In an interview with Xinhua, Leandro Morgenfeld, professor of the University of Buenos Aires, said that neither Donald Trump or Hillary Clinton would change the strategy of attacking a country that does not obey the orders of Washington. Both will try to encourage regional fragmentation and prevent the emergence of a more multipolar world.
"Trump has provoked a large wave of rejection during his xenophobic and anti-Latino rhetoric. Clinton would bring more continuity with Obama despite a more aggressive approach toward governments that do not submit to the orders of Washington."
According to Morgenfeld, Clinton said during her campaign that she opposed the Trans-Pacific Partnership (TPP), but she actually pushed for the negotiations when she was the secretary of state.
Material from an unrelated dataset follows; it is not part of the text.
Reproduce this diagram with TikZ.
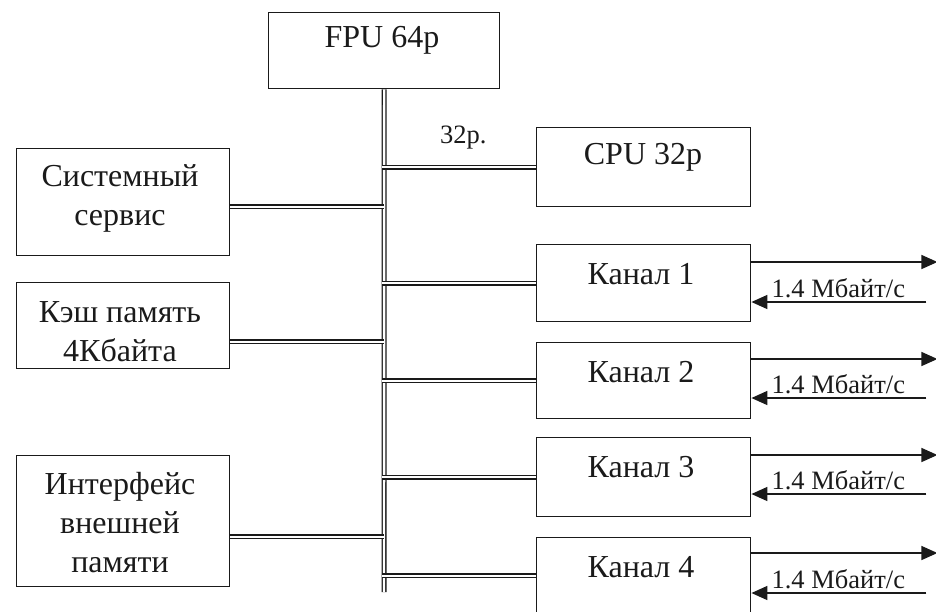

"She will seek the ratification of TPP by Congress, if Obama does not do so before leaving, which will cause resistance from the region," he said.
The scholar labelled the U.S. attitude toward Latin America as "a paternalistic vision."
Morgenfeld said he expects countries such as Venezuela, Bolivia, Ecuador and Nicaragua to maintain their distant relationships with Washington.
"Trump and Clinton would have a more aggressive approach to Bolivarian countries than Obama. They will try to use the economic crisis in the region to flip the government of President Nicolas Maduro and isolate anyone seeking not to be subordinate to the U.S.," he warned.
Regional fragmentation "weakens the position of each country and deepens dependency. I have no hope that Clinton or Trump government will improve relations with Latin America," he said.